CHICAGO (CBS) -- This is an incredible survival story.

Four brothers and sisters rescued from the waters of Lake Michigan offshore from Rogers Park after a storm swept them miles from shore.

CBS 2's Suzanne Le Mignot spoke to one of the rescuers about the two-hour long search.

The kids hadn't come home before dark. Their parents went to the beach. They found their cellphones and belongings on the shore. Hearing that, the man you're about to meet had one goal: reuniting those children with their parents.

Nineteen-year-old triplets, two girls and a boy along with their 13-year-old brother huddle together under rescue blankets in the warmth of an ambulance. This, after a massive two-hour search of Lake Michigan by boat and air.

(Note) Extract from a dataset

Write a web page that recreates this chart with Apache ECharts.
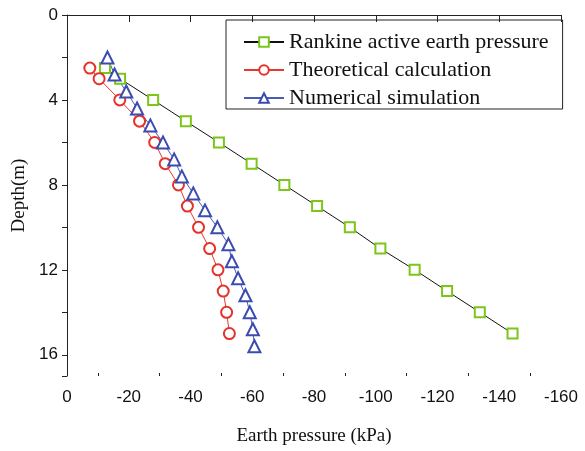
<!DOCTYPE html>
<html>
  <head>
    <meta charset="utf-8">
    <title>Earth pressure vs depth</title>
  </head>
  <style media="screen">
    html,body,#chart {
      margin:0;
      padding: 0;
      width: 585px;
      height: 451px;
      background: #fff;
    }
  </style>
  <body>
    <div id="chart"></div>

    <script src="https://cdn.jsdelivr.net/npm/echarts@6/dist/echarts.min.js"></script>

    <script type="text/javascript">
      // depth (m) and earth pressure (kPa)
      var rankineDepth = [2.5, 3, 4, 5, 6, 7, 8, 9, 10, 11, 12, 13, 14, 15]
      var rankinePressure = [-12.3, -17.2, -27.9, -38.5, -49.2, -59.8, -70.4, -81.0, -91.6, -101.5, -112.6, -123.1, -133.7, -144.3]

      var theoryDepth = [2.5, 3, 4, 5, 6, 7, 8, 9, 10, 11, 12, 13, 14, 15]
      var theoryPressure = [-7.4, -10.4, -17.1, -23.5, -28.4, -31.8, -36.1, -39.0, -42.6, -46.2, -48.9, -50.6, -51.7, -52.6]

      var numDepth = [2.0, 2.8, 3.6, 4.4, 5.2, 6.0, 6.8, 7.6, 8.4, 9.2, 10.0, 10.8, 11.6, 12.4, 13.2, 14.0, 14.8, 15.6]
      var numPressure = [-13.1, -15.4, -19.2, -22.7, -27.0, -31.1, -34.7, -37.2, -40.9, -44.7, -48.7, -52.3, -53.4, -55.4, -57.8, -59.2, -60.2, -60.7]

      var seriesNames = ['Rankine active earth pressure', 'Theoretical calculation', 'Numerical simulation']

      function pairs(xs, ys) {
        return xs.map(function (x, i) { return [x, ys[i]] })
      }

      var axisColor = '#222'

      var chart = echarts.init(document.getElementById('chart'), null, {renderer: 'canvas'})
      chart.setOption({
        animation: false,
        backgroundColor: '#fff',
        grid: {left: 67, right: 24, top: 15, bottom: 75},
        legend: {
          orient: 'vertical',
          left: 226,
          top: 20,
          padding: [11, 14, 0, 17],
          itemGap: 6,
          itemWidth: 40,
          itemHeight: 12,
          borderColor: axisColor,
          borderWidth: 1,
          data: seriesNames,
          textStyle: {fontFamily: 'Liberation Serif', fontSize: 22, color: '#111'}
        },
        xAxis: [{
          type: 'value',
          inverse: true,
          min: -160,
          max: 0,
          interval: 20,
          name: 'Earth pressure (kPa)',
          nameLocation: 'middle',
          nameGap: 51,
          nameTextStyle: {fontFamily: 'Liberation Serif', fontSize: 19, color: '#111'},
          axisLine: {lineStyle: {color: axisColor, width: 1}},
          axisTick: {length: 7, lineStyle: {color: axisColor}},
          axisLabel: {margin: 13, fontFamily: 'Liberation Sans', fontSize: 17, color: '#111'},
          splitLine: {show: false}
        }, {
          // only here to draw the short inward minor ticks
          type: 'value',
          position: 'bottom',
          inverse: true,
          min: -160,
          max: 0,
          interval: 20,
          axisLine: {show: false},
          axisTick: {show: true, inside: true, length: 0},
          minorTick: {show: true, splitNumber: 2, length: 3, lineStyle: {color: axisColor}},
          axisLabel: {show: false},
          splitLine: {show: false}
        }],
        yAxis: {
          type: 'value',
          inverse: true,
          min: 0,
          max: 17,
          interval: 2,
          name: 'Depth(m)',
          nameLocation: 'middle',
          nameGap: 36,
          nameTextStyle: {fontFamily: 'Liberation Serif', fontSize: 19, color: '#111'},
          axisLine: {lineStyle: {color: axisColor, width: 1}},
          axisTick: {length: 5, lineStyle: {color: axisColor}},
          axisLabel: {
            margin: 9,
            fontFamily: 'Liberation Sans',
            fontSize: 17,
            color: '#111',
            formatter: function (v) { return v % 4 === 0 ? String(v) : '' }
          },
          splitLine: {show: false}
        },
        series: [{
          name: seriesNames[0],
          type: 'line',
          data: pairs(rankinePressure, rankineDepth),
          symbol: 'emptyRect',
          symbolSize: 10,
          lineStyle: {color: '#111', width: 1},
          itemStyle: {color: '#7cc61a', borderWidth: 2}
        }, {
          name: seriesNames[1],
          type: 'line',
          data: pairs(theoryPressure, theoryDepth),
          symbol: 'emptyCircle',
          symbolSize: 11,
          lineStyle: {color: '#e8392e', width: 1},
          itemStyle: {color: '#e5322a', borderWidth: 1.5}
        }, {
          name: seriesNames[2],
          type: 'line',
          data: pairs(numPressure, numDepth),
          symbol: 'emptyTriangle',
          symbolSize: 12,
          lineStyle: {color: '#4a5ab8', width: 1},
          itemStyle: {color: '#3b4bb0', borderWidth: 1.5}
        }]
      })
    </script>
  </body>
</html>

Storms pushed the teens out into Lake Michigan while they were using an inflatable kayak and an inflatable paddle board.

"They didn't have any means of communication. No lights. No phones to try to track them down," said Andrew Brewster, U.S. Coast Guard Petty Officer 2nd Class. "The winds were nearly up to 40 knots. The seas reached up to two feet. The direction the storms came in, was pushing everything off shore."

Brewster was in charge of the boat crew that searched for the teens.

"We found them, nearly in the pitch darkness," Brewster said. "We had night vision goggles that allowed us to see them as we were conducting a search pattern."

The crew used a computer program, inputting the last known location of the teens onshore.  It led them to the spot about six miles off of Loyola Beach, where the teens were found. They were holding on to each other and their inflatable kayak and paddle board. None of them were wearing life jackets.

"The triplets that were older and their younger brother were very composed, very calm," Brewster said. "Happy that we had found them in the water. Very grateful."

Brewster said cases like this are a reminder to always wear a life jacket, look at the weather report and have a phone or marine radio with you, when you're out on the water.